* _To do_
Write out the listing below without alteration, omitting its pictures.
* begin Given material *
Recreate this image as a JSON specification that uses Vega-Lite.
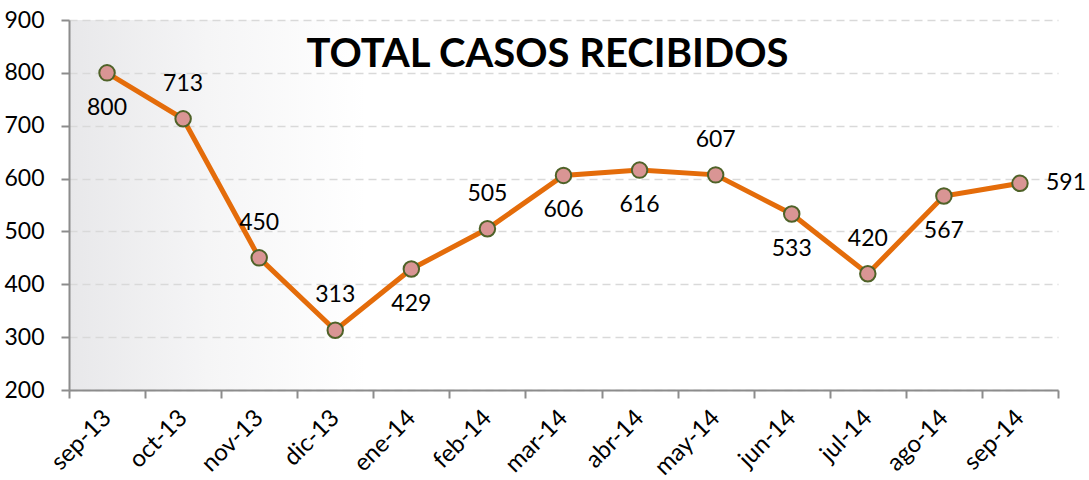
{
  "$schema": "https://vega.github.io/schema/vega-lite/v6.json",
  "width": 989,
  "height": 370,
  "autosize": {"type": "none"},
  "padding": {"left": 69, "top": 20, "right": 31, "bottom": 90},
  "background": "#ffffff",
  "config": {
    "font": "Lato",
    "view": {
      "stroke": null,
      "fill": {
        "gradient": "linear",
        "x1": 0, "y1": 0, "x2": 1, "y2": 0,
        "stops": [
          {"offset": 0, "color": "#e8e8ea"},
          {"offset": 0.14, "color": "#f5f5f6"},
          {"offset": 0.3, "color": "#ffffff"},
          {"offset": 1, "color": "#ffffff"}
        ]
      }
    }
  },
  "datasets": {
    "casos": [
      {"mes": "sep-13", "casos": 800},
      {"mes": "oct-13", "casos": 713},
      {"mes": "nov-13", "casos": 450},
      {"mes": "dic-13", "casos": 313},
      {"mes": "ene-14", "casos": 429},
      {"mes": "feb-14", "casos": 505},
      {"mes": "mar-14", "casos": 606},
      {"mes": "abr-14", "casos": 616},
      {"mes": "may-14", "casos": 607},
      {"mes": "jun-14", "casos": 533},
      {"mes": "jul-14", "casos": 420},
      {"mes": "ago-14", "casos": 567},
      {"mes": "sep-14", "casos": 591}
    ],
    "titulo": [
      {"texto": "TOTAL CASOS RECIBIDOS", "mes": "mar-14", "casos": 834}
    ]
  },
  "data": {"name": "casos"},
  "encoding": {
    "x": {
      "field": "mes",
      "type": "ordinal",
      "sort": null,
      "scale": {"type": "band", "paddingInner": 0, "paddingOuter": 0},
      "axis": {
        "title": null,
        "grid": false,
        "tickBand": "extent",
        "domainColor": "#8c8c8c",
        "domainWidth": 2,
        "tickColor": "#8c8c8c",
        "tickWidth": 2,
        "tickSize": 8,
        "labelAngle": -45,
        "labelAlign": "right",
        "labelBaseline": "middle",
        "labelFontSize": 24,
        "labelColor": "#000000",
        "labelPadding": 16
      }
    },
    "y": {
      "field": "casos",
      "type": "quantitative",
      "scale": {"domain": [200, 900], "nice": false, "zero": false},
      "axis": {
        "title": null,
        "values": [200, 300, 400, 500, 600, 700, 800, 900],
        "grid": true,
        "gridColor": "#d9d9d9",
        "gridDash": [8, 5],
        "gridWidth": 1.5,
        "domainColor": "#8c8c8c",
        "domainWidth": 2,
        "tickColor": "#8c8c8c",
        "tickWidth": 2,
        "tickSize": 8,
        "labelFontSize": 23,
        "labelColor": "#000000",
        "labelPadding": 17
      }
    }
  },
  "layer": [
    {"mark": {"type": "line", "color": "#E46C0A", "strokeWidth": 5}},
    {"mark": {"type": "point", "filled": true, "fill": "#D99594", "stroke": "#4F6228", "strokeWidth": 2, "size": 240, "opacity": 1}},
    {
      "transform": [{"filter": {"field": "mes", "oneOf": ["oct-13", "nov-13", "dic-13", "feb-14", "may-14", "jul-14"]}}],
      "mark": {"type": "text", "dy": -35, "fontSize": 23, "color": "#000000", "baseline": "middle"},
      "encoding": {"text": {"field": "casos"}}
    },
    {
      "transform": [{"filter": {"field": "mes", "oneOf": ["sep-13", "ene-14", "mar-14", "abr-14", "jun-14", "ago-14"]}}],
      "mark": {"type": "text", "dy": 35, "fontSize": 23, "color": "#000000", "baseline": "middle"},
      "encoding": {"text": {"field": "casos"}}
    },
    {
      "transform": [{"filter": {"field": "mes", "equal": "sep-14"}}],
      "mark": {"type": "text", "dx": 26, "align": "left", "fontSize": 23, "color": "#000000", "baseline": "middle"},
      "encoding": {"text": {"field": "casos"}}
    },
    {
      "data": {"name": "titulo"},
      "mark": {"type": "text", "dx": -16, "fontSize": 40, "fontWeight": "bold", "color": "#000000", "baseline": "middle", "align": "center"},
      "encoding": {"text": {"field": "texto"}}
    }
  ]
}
* end Given material *
* _Answer to the task_
Recreate this image as a JSON specification that uses Vega-Lite.
{
  "$schema": "https://vega.github.io/schema/vega-lite/v6.json",
  "width": 989,
  "height": 370,
  "autosize": {"type": "none"},
  "padding": {"left": 69, "top": 20, "right": 31, "bottom": 90},
  "background": "#ffffff",
  "config": {
    "font": "Lato",
    "view": {
      "stroke": null,
      "fill": {
        "gradient": "linear",
        "x1": 0, "y1": 0, "x2": 1, "y2": 0,
        "stops": [
          {"offset": 0, "color": "#e8e8ea"},
          {"offset": 0.14, "color": "#f5f5f6"},
          {"offset": 0.3, "color": "#ffffff"},
          {"offset": 1, "color": "#ffffff"}
        ]
      }
    }
  },
  "datasets": {
    "casos": [
      {"mes": "sep-13", "casos": 800},
      {"mes": "oct-13", "casos": 713},
      {"mes": "nov-13", "casos": 450},
      {"mes": "dic-13", "casos": 313},
      {"mes": "ene-14", "casos": 429},
      {"mes": "feb-14", "casos": 505},
      {"mes": "mar-14", "casos": 606},
      {"mes": "abr-14", "casos": 616},
      {"mes": "may-14", "casos": 607},
      {"mes": "jun-14", "casos": 533},
      {"mes": "jul-14", "casos": 420},
      {"mes": "ago-14", "casos": 567},
      {"mes": "sep-14", "casos": 591}
    ],
    "titulo": [
      {"texto": "TOTAL CASOS RECIBIDOS", "mes": "mar-14", "casos": 834}
    ]
  },
  "data": {"name": "casos"},
  "encoding": {
    "x": {
      "field": "mes",
      "type": "ordinal",
      "sort": null,
      "scale": {"type": "band", "paddingInner": 0, "paddingOuter": 0},
      "axis": {
        "title": null,
        "grid": false,
        "tickBand": "extent",
        "domainColor": "#8c8c8c",
        "domainWidth": 2,
        "tickColor": "#8c8c8c",
        "tickWidth": 2,
        "tickSize": 8,
        "labelAngle": -45,
        "labelAlign": "right",
        "labelBaseline": "middle",
        "labelFontSize": 24,
        "labelColor": "#000000",
        "labelPadding": 16
      }
    },
    "y": {
      "field": "casos",
      "type": "quantitative",
      "scale": {"domain": [200, 900], "nice": false, "zero": false},
      "axis": {
        "title": null,
        "values": [200, 300, 400, 500, 600, 700, 800, 900],
        "grid": true,
        "gridColor": "#d9d9d9",
        "gridDash": [8, 5],
        "gridWidth": 1.5,
        "domainColor": "#8c8c8c",
        "domainWidth": 2,
        "tickColor": "#8c8c8c",
        "tickWidth": 2,
        "tickSize": 8,
        "labelFontSize": 23,
        "labelColor": "#000000",
        "labelPadding": 17
      }
    }
  },
  "layer": [
    {"mark": {"type": "line", "color": "#E46C0A", "strokeWidth": 5}},
    {"mark": {"type": "point", "filled": true, "fill": "#D99594", "stroke": "#4F6228", "strokeWidth": 2, "size": 240, "opacity": 1}},
    {
      "transform": [{"filter": {"field": "mes", "oneOf": ["oct-13", "nov-13", "dic-13", "feb-14", "may-14", "jul-14"]}}],
      "mark": {"type": "text", "dy": -35, "fontSize": 23, "color": "#000000", "baseline": "middle"},
      "encoding": {"text": {"field": "casos"}}
    },
    {
      "transform": [{"filter": {"field": "mes", "oneOf": ["sep-13", "ene-14", "mar-14", "abr-14", "jun-14", "ago-14"]}}],
      "mark": {"type": "text", "dy": 35, "fontSize": 23, "color": "#000000", "baseline": "middle"},
      "encoding": {"text": {"field": "casos"}}
    },
    {
      "transform": [{"filter": {"field": "mes", "equal": "sep-14"}}],
      "mark": {"type": "text", "dx": 26, "align": "left", "fontSize": 23, "color": "#000000", "baseline": "middle"},
      "encoding": {"text": {"field": "casos"}}
    },
    {
      "data": {"name": "titulo"},
      "mark": {"type": "text", "dx": -16, "fontSize": 40, "fontWeight": "bold", "color": "#000000", "baseline": "middle", "align": "center"},
      "encoding": {"text": {"field": "texto"}}
    }
  ]
}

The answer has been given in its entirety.